Kickl hat zu hoch gepokert
Dieser ist tatsächlich vor allem ein Scheitern von Kickl, der mit Blick auf die guten Umfragewerte seiner Partei offenbar zu hoch gepokert hat. Er war Anfang Januar mit einer Kampfansage in die Verhandlungen gegangen, indem er der ÖVP ausrichtete, sie müsse anerkennen, wer die Wahl von Ende September gewonnen und wer sie verloren habe. Die Konservativen wollten zwar Neuwahlen unbedingt verhindern, erkannten nun aber, dass es ebenso riskant ist, sich von der FPÖ vorführen zu lassen.

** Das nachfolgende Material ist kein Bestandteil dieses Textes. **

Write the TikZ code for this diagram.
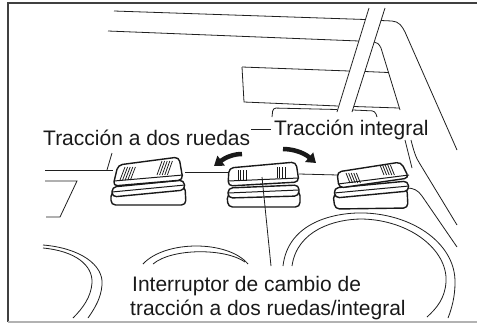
\documentclass[tikz,border=0pt]{standalone}
\usepackage{fontspec}
\setmainfont{Liberation Sans}
\usetikzlibrary{calc,arrows.meta}
\begin{document}
\begin{tikzpicture}[x=1pt,y=-1pt,
  ln/.style={line width=0.8pt, black!88},
  frame/.style={line width=1.2pt, black!75},
  sw/.style={line width=1.4pt, black!90, fill=white, rounded corners=4.5pt, line join=round},
  swline/.style={line width=1.0pt, black!90},
  hatch/.style={line width=0.75pt, black!90},
  lbl/.style={font=\fontsize{21}{24}\selectfont, text=black!90, inner sep=0pt, anchor=base west},
  turn/.style={line width=4.5pt, black!90, -{Triangle[length=9pt,width=12pt]}}]
\useasboundingbox (0,0) rectangle (477,325);

% frame
\draw[frame] (8,322) -- (8,3) -- (477,3);
\draw[line width=1.2pt, black!30] (8,322) -- (477,322);

% upper dashboard lines
\draw[ln] (114,11) -- (365,19.5);
\draw[ln] (381,20.5) -- (392,21) .. controls (399,21.5) and (402,26) .. (405,32) -- (457,150);
\draw[ln] (108,31) -- (359,41);
\draw[ln] (374,42) .. controls (377,42) and (379,44) .. (381,48) -- (400,110);
\draw[ln] (405,140) -- (412,168);
\draw[ln] (411,140) .. controls (414,152) and (416,158) .. (420,164) -- (457,225);

% pillar
\draw[ln] (369,8) -- (337,112);
\draw[ln] (385,8) -- (352,112);

% window panel
\draw[ln] (242,67) -- (349,71);
\draw[ln] (365,71.5) -- (388,72.5);
\draw[ln] (242,67) -- (244,102) -- (338,106);
\draw[ln] (354,106.5) -- (399,108);

% bracket under the panel
\draw[ln, rounded corners=3pt] (272,117) -- (273,108) -- (337,109.5);
\draw[ln, rounded corners=3pt] (353,110) -- (375,111) -- (377,117);

% console edge lines
\draw[ln] (45,170) -- (113,170);
\draw[ln] (112,153) -- (107,170);
\draw[ln] (185,172) -- (228,172);
\draw[ln] (299,174) -- (338,175);
\draw[ln] (45,181) -- (77,181) -- (60,217) -- (46,217);
\draw[ln] (407,188) .. controls (413,188) and (418,190) .. (422,196) -- (457,247);

% gauges
\draw[ln] (43,245) .. controls (80,248) and (104,265) .. (102,285) .. controls (101,298) and (95,308) .. (88,318);
\draw[ln] (43,248) .. controls (75,251) and (93,265) .. (92,283) .. controls (91,297) and (83,308) .. (73,318);
\draw[ln] (143,264) .. controls (165,240) and (228,240) .. (248,264);
\draw[ln] (153,264) .. controls (172,248) and (225,248) .. (245,262);
\draw[ln] (283,266) .. controls (288,222) and (335,212) .. (365,213) .. controls (415,215) and (456,245) .. (455,283) .. controls (455,296) and (452,308) .. (448,318);
\draw[ln] (292,266) .. controls (297,230) and (335,219) .. (362,219) .. controls (410,220) and (448,250) .. (446,282) .. controls (445,298) and (437,308) .. (427,317);

% switch 1
\draw[sw] (111,192) -- (185,186) -- (186,205) -- (111,205) -- cycle;
\draw[sw] (112,187) -- (184,180) -- (185,190) -- (112,197) -- cycle;
\draw[swline] (112,192) -- (185,185);
\draw[sw] (118,165) -- (179,157) -- (183,180) -- (113,186) -- cycle;
\draw[swline] (114,181) -- (183,175);
\foreach \i in {0,...,4} {
  \draw[hatch] (120+2.6*\i,180) -- (125+2.6*\i,167);
  \draw[hatch] (157+2.6*\i,175) -- (162+2.6*\i,161);
}

% switch 2
\draw[sw] (227,194) -- (300,191) -- (300,207) -- (228,207) -- cycle;
\draw[sw] (228,188) -- (299,185) -- (299,196) -- (228,198) -- cycle;
\draw[swline] (228,193) -- (299,190);
\draw[sw] (229,168) -- (296,162) -- (299,182) -- (228,186) -- cycle;
\draw[swline] (228,181) -- (299,178);
\foreach \i in {0,...,3} {
  \draw[hatch] (238+2.8*\i,170) -- (238+2.8*\i,181);
  \draw[hatch] (277+2.8*\i,167) -- (277+2.8*\i,178);
}

% switch 3
\draw[sw] (333,194) -- (407,188) -- (408,208) -- (335,209) -- cycle;
\draw[sw] (334,188) -- (408,181) -- (409,191) -- (335,198) -- cycle;
\draw[swline] (334,193) -- (409,186);
\draw[sw] (337,172) -- (401,162) -- (409,178) -- (339,188) -- cycle;
\draw[swline] (338,184) -- (409,175);
\foreach \i in {0,...,4} {
  \draw[hatch] (346+2.6*\i,173) -- (350+2.6*\i,183);
  \draw[hatch] (380+2.6*\i,165) -- (384+2.6*\i,175);
}

% turning arrows
\draw[turn] (242,154) .. controls (234,154) and (226,157) .. (214,166);
\draw[turn] (283,149) .. controls (292,149) and (303,152) .. (316,163);

% labels
\node[lbl] (tdr) at (43,145) {Tracción a dos ruedas};
\node[lbl] (tint) at (274,135) {Tracción integral};
\node[lbl] (lblA) at (132,291) {Interruptor de cambio de};
\node[lbl] (lblB) at (130,315) {tracción a dos ruedas/integral};
\draw[ln] ($(tdr.base east)+(1,-16)$) -- ($(tint.base west)+(-3,-6)$);

% leader to the middle switch
\coordinate (swpt) at (262,177);
\coordinate (leadend) at (271,266);
\draw[ln] (leadend) -- (swpt);
\end{tikzpicture}
\end{document}
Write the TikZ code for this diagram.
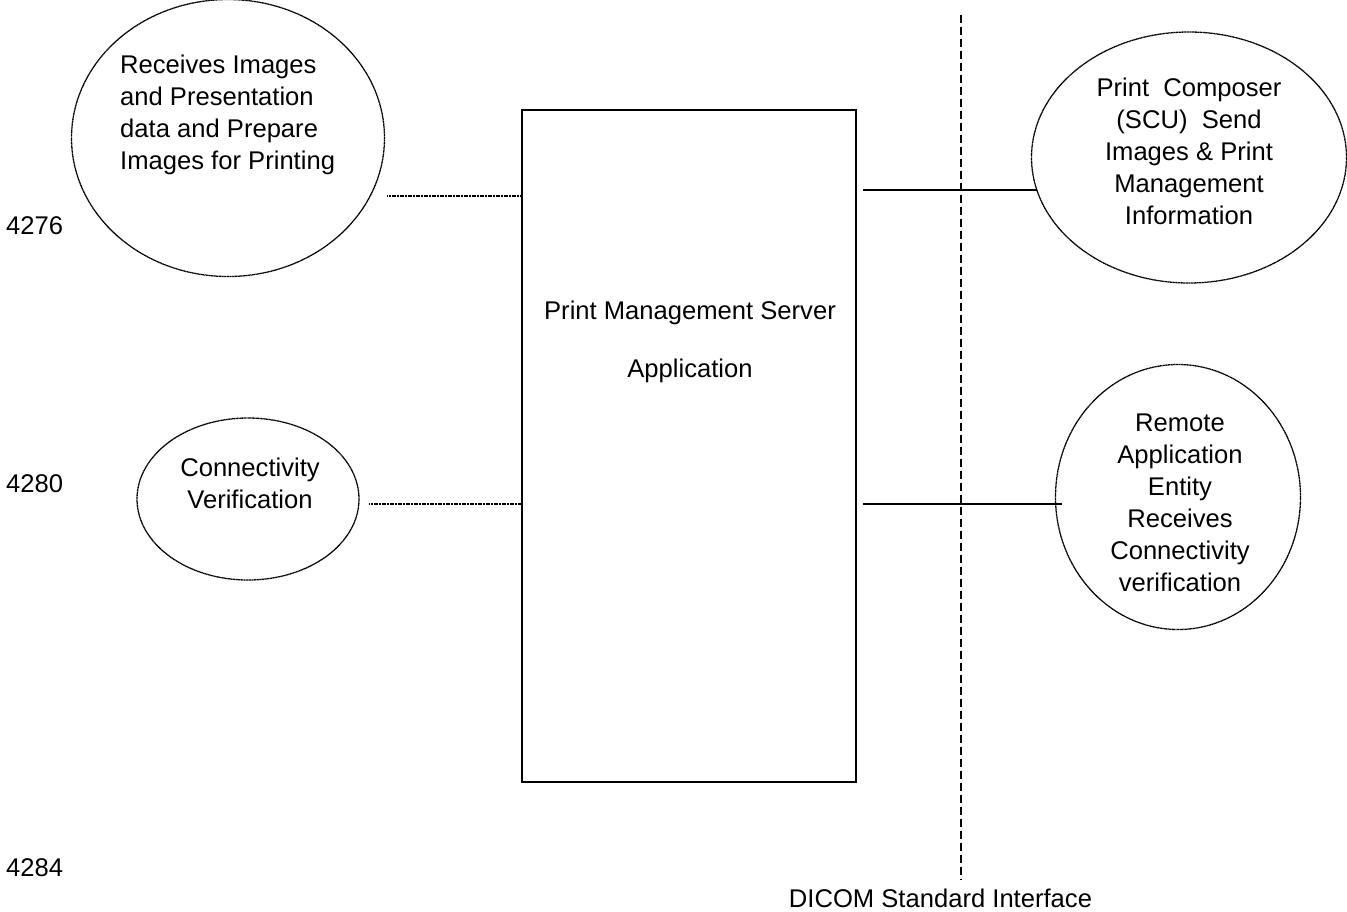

Wie es nun weitergeht, ist offen. Noch nie in der Geschichte der Zweiten Republik hatte Österreich so lange keine ordentliche Regierung – die scheidende von ÖVP und Grünen ist seit Oktober nur noch geschäftsführend im Amt. Angesichts der Turbulenzen der letzten Tage meldete sich am Montagabend der SPÖ-Chef Andreas Babler zu Wort und forderte die ÖVP zu neuen Verhandlungen mit seiner Partei auf. Auch die Vorsitzende der Liberalen, Beate Meinl-Reisinger, erklärte, man stehe nach wie vor für Gespräche bereit.
Ein neuer Versuch des zu Jahresbeginn gescheiterten Dreierbündnisses ist also möglich – unter neuer Dringlichkeit, nachdem Kickls Wille zum Umbau des Staates so offensichtlich geworden ist. Denkbar sind aber auch Neuwahlen, die unter Einhaltung aller Fristen im Frühling stattfinden würden. Möglich ist, dass sich SPÖ und ÖVP dafür an der Spitze neu aufstellen, was ein Bündnis danach erleichtern könnte. Der Linkspopulist Babler gilt den Konservativen als Feindbild.
Schliesslich wurde in den vergangenen Tagen oft über eine Expertenregierung spekuliert, die auch eine längere Zeit bis zur Wahl überbrücken könnte. In Österreich hat das keine Tradition, das nach dem Ibiza-Skandal eingesetzte Technokratenkabinett unter Kanzlerin Brigitte Bierlein brachte aber Ruhe in den aufgeregten Polit-Betrieb und war sehr populär. Allerdings sind angesichts des hohen Defizits und der miserablen Wirtschaftslage rasche Reformen zwingend, und dafür braucht eine Expertenregierung die Unterstützung des Parlaments. Ob die Parteien dafür Hand bieten, ist offen. Am Zug ist nun wiederum der Bundespräsident.